Milde, matige of ernstige problemen

Niet elk kind met ernstige dyslexie heeft in dezelfde mate emotionele problemen. In hun artikel onderscheiden Jojanneke, Leonie en Elise milde, matige en ernstige bijkomende emotionele problemen. ‘De grenzen tussen de mate van problemen zijn niet hard, want het gaat om gradaties. We gebruiken de indeling in de eerste plaats om grip te geven. Niet alleen voor de behandeling, maar bijvoorbeeld ook om het gesprek te voeren met de gemeente of het samenwerkingsverband over wat nodig is bij een kind.’
In hun artikel werken de auteurs concreet uit wat de mate van problematiek betekent voor de opzet van de behandeling. Ook hebben ze geprobeerd heldere voorbeelden te geven voor de concrete invulling. Ter illustratie: bij milde problemen zijn de interventies doorgaans bescheiden. Ze kunnen prima worden geïntegreerd in de dyslexiebehandeling, bijvoorbeeld in de vorm van extra psychoeducatie, therapeutische aandacht of een huiswerkplan.

Casemanager voert regie

Bij ernstige emotionele problematiek zal er doorgaans aanvullende (gespecialiseerde) jeugd-ggz nodig zijn. Jojanneke onderstreept: ‘We merken dat het binnen deze samenwerking niet altijd voldoende duidelijk is wie welke taak heeft, wie het overzicht houdt, wie verantwoordelijk is voor de communicatie met de ouders. Om te voorkomen dat de behandeling onvoldoende effectief is en er onnodig tijd en geld verloren gaan, is het zinvol om een ‘casemanager’ te benoemen die de inhoudelijke regie voert over de casus. Dat schept voor alle betrokkenen, ook voor de ouders en de school, duidelijkheid.’

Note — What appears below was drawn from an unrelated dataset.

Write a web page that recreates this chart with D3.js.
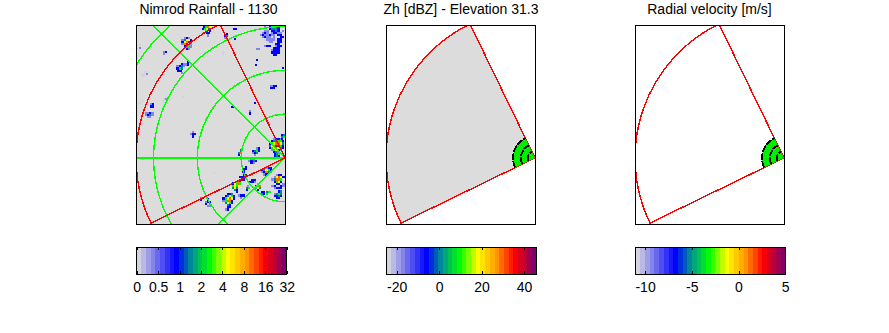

Primeur: de Lees- en spellingbelevingsschaal (LSBS)

Om meer inzicht te krijgen in het lees- en spellingzelfbeeld en de emoties van kinderen met lees- en spellingproblemen, zijn Jojanneke en Elise samen met collega’s van de Radboud Universiteit en de Universiteit Utrecht op dit moment bezig met het ontwikkelen en normeren van een vragenlijst. Jojanneke: ‘De vragenlijst is gericht op kinderen van groep 5 t/m 8, en is bedoeld om inzicht te geven in de positieve en negatieve emoties en het zelfbeeld rondom lezen en spellen en in copingstrategieën.’ Met de Lees- en spellingbelevingsschaal (LSBS) kan dus een completer beeld worden gevormd over het kind en over de mogelijke emotionele problematiek. Dit biedt aanknopingspunten voor de doelen in het behandeltraject. Naar verwachting komt de LSBS in 2025 beschikbaar via uitgeverij Hogrefe. Jojanneke hoopt dat de vragenlijst dan een vast onderdeel gaat worden van de dyslexiediagnostiek. Zij heeft eerder met anderen de Rekenbelevingsschaal ontwikkeld. Omdat ze merkt dat dit een gat vult in het diagnostisch rekenonderzoek hoopt ze dat de LSBS eenzelfde bijdrage kan leveren aan dyslexiediagnostiek.